Plot twist energy edition: for the first time, U.S. renewables outpowered natural gas in March, with wind, solar, hydro, and bioenergy leading the grid and, alongside nuclear, making up over half of power. The crowd went wild—then immediately split into camps. Victory lap camp: “Wind and solar are finally here,” pointing to Ember’s data and the stat that 93% of new power capacity this year is solar, wind, and batteries, per the EIA. Side-eye camp: “Relax, it’s spring,” reminding everyone that mild weather lowers demand and lets fossil fuels nap. Then the drama: nine coal plants got a lease on life (five via emergency DOE orders), and the comments lit up. Ericson2314 came in hot, blaming the Trump administration more than data centers and saying gas would’ve replaced coal anyway. Nuclear fans, led by mchusma, yelled “Atoms go brrr”, arguing the Iran crisis and Ukraine pushed countries back to nuclear + solar. On the money front, itopaloglu83 wondered what happens if renewables got the same subsidies and infrastructure perks as coal and oil—cue “level playing field” chants. Meanwhile, mekdoonggi warned NIMBY backlash and China’s grip on clean-tech manufacturing are the real headwinds. And then came the spreadsheet wars: ike2792 questioned whether the article even “did the math right.” The mood? Wind 1, Gas 0, but the comment section is extra-time chaos.
Key Points
- •In March, U.S. renewables collectively generated more electricity than natural gas for the first time, per Ember.
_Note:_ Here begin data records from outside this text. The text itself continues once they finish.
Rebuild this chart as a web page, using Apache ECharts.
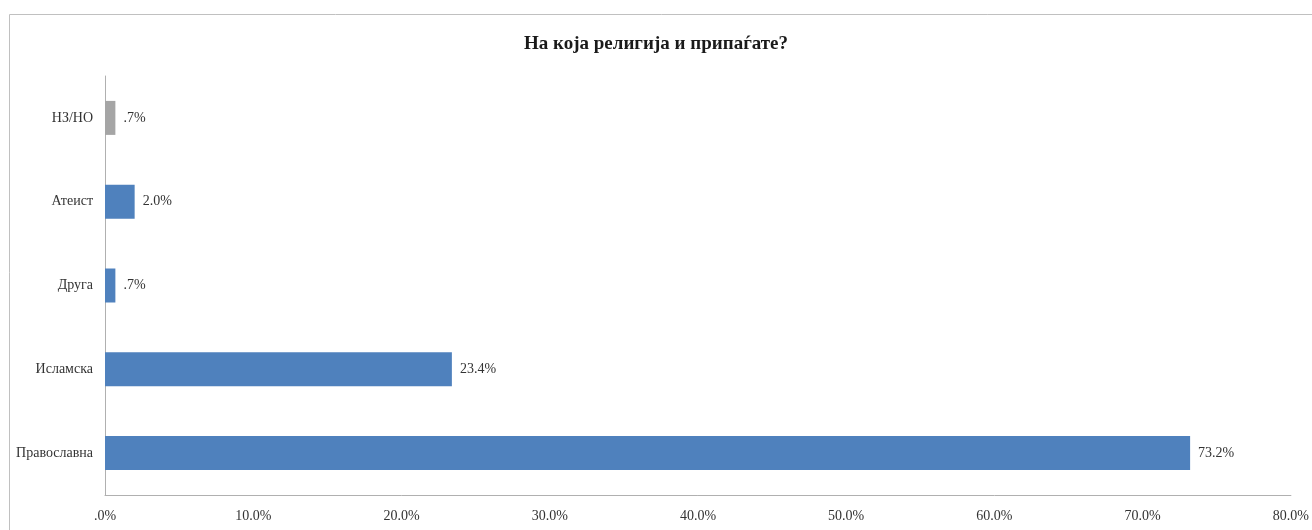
<!DOCTYPE html>
<html>
<head>
<meta charset="utf-8">
<script src="https://cdn.jsdelivr.net/npm/echarts@6/dist/echarts.min.js"></script>
<style>
  html, body { margin: 0; padding: 0; background: #fff; }
  #chart { width: 1312px; height: 530px; }
</style>
</head>
<body>
<div id="chart"></div>
<script>
// категории од долу нагоре
const categories = ['Православна', 'Исламска', 'Друга', 'Атеист', 'НЗ/НО']
const values = [73.2, 23.4, 0.7, 2.0, 0.7]
const barColors = ['#4F81BD', '#4F81BD', '#4F81BD', '#4F81BD', '#A5A5A5']
const axisTicks = [0, 10, 20, 30, 40, 50, 60, 70, 80]

const fmt = (v) => {
  const s = Number(v).toFixed(1) + '%'
  return s.startsWith('0.') ? s.slice(1) : s
}

const chartInstance = echarts.init(document.getElementById('chart'))

const option = {
  animation: false,
  textStyle: { fontFamily: 'Liberation Serif' },
  title: {
    text: 'На која религија и припаѓате?',
    left: 'center',
    top: 30,
    textStyle: {
      fontFamily: 'Liberation Serif',
      fontSize: 19,
      fontWeight: 'bold',
      color: '#1a1a1a'
    }
  },
  graphic: [{
    type: 'rect',
    shape: { x: 9.5, y: 14.5, width: 1400, height: 600 },
    style: { fill: 'none', stroke: '#c0c0c0', lineWidth: 1 },
    silent: true
  }],
  grid: { left: 105, right: 19, top: 76, bottom: 35, containLabel: false },
  xAxis: {
    type: 'value',
    min: axisTicks[0],
    max: axisTicks[axisTicks.length - 1],
    interval: 10,
    axisLine: { show: true, lineStyle: { color: '#b0b0b0' } },
    axisTick: { show: false },
    splitLine: { show: false },
    axisLabel: {
      margin: 14,
      fontSize: 14,
      color: '#333',
      fontFamily: 'Liberation Serif',
      formatter: fmt
    }
  },
  yAxis: {
    type: 'category',
    data: categories,
    axisLine: { show: true, lineStyle: { color: '#b0b0b0' } },
    axisTick: { show: false },
    axisLabel: {
      margin: 12,
      fontSize: 14,
      color: '#333',
      fontFamily: 'Liberation Serif'
    }
  },
  series: [{
    type: 'bar',
    barWidth: 34,
    data: values.map((v, i) => ({ value: v, itemStyle: { color: barColors[i] } })),
    label: {
      show: true,
      position: 'right',
      distance: 8,
      fontSize: 14,
      color: '#333',
      fontFamily: 'Liberation Serif',
      formatter: (p) => fmt(p.value)
    }
  }]
}

chartInstance.setOption(option)
</script>
</body>
</html>
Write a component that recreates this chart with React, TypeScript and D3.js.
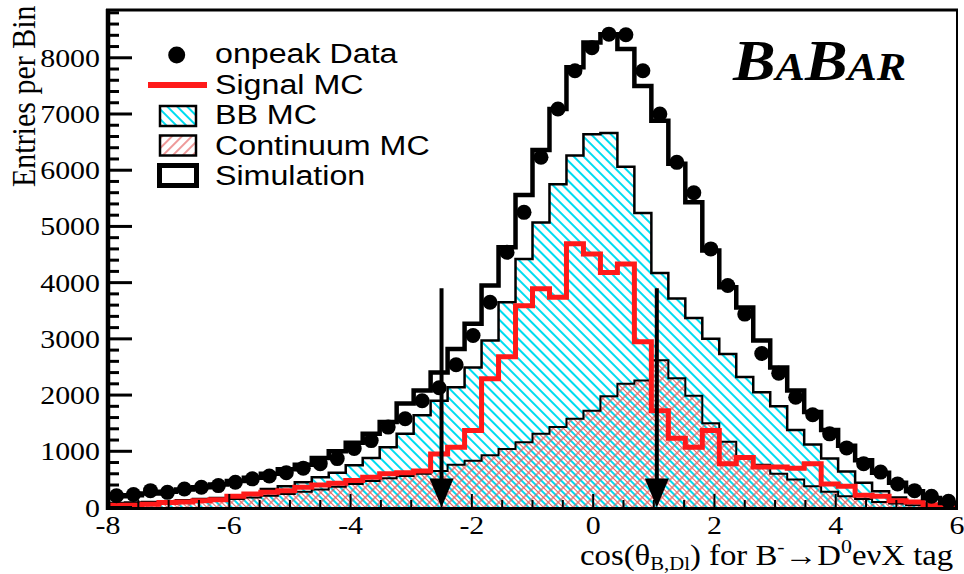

- •Renewables plus nuclear supplied more than half of U.S. power in March.
- •Seasonal demand declines and rapid wind/solar buildouts drove the renewables milestone and reduced fossil generation to a 25-year March low, per Ember.
- •EIA projects 93% of new U.S. power capacity additions in 2024 will be solar, wind, and batteries.
- •Rising demand is slowing fossil retirements: nine coal plants extended operations (five via DOE emergency orders), and coal retirements were at a 15-year low.